According to him, “some parents treat their children as if they bought them from the market.

“Some even take care of their domestic animals better than they do their children.

“They tie their goats well, cage their fowls well but let their children loose, meaning that they value those animals more than their children.”

Ojo also blamed the trend on a part of African culture that allows these kids to hawk not only within the prism of the place where the parents live but kilometers unguarded.

“What happens to these children during hawking?” he asked.

He also observed that the economy of these parents also contributes to the vulnerability of their kids as many low-income earners live in shanty areas in urban centers.

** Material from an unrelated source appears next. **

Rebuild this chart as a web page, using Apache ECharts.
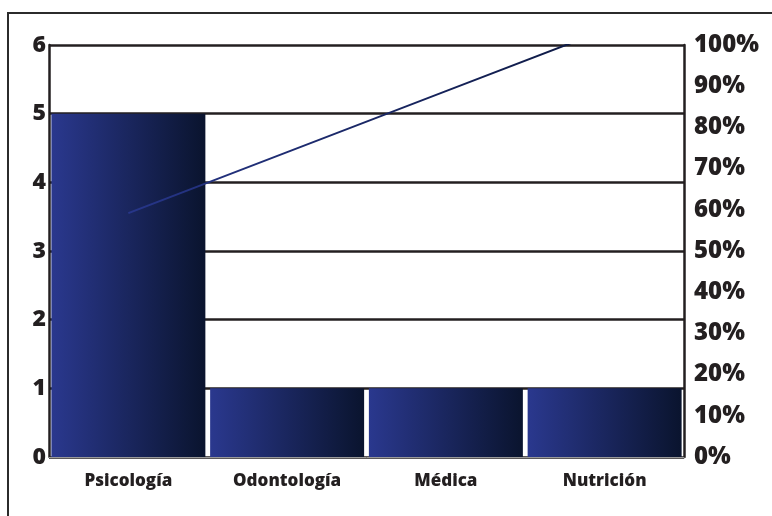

“Most of the houses do not have fences. This makes it easy for these kids to stray away from the sight of their parents and become soft targets for would-be abductors,” he added.

He advised the government to do something about the Child’s Rights Act.

“There is no law that protects children in this country. That is why you see all these careless parents.

“Imagine a kid of four or five years moving to and from school unprotected and unguarded. This makes it easy for whoever wants to take them away. These are the problems.

“Do you blame this on the government? No. There should be a child’s rights act just like we have in the western world.”

He also blamed parents, both literate and illiterate, who are fond of hiring house girls without bothering to find out about the history of the would-be house help or get adequate information before engaging them.

“The housemaid cannot be traced anywhere. Just because your neighbor brought the housemaid, you begin to leave your kids with her.

“There have been many instances where the housemaid sold or abducted the kids they are supposed to protect and all of them would be looking for the kids together,” he noted.

On the way forward, Ojo advised the government to work on protecting children by enforcing the Child Rights Act. Until this is done, he said, kids remain soft targets of abductors.

A psychologist, Dr. Bala  Abdullahi, speaking from the perspective of abducted children in the Northwest and the Northeast, said there had been a surge in the abduction of kids because the perpetrators of the heinous crime want to give it global interpretation.

Abdullahi said: “If they abduct people like you and me, it will not carry any weight. But abducting children gives a global interpretation.

“There are international organizations that are addressing the global vulnerability of children.

“It also portrays that they want to get international popularity and sympathy by abducting these children.”

He said the inability of the government to arrest the abduction of future generations shows the incapacitation on the side of the government.

On arresting the trend, the don advised that the government should reactivate its surveillance system to monitor abductors at the point they are communicating.

He said that while child abduction cannot be eradicated, parents should review their childbearing and child-rearing practice so they don’t give birth to more than they can train.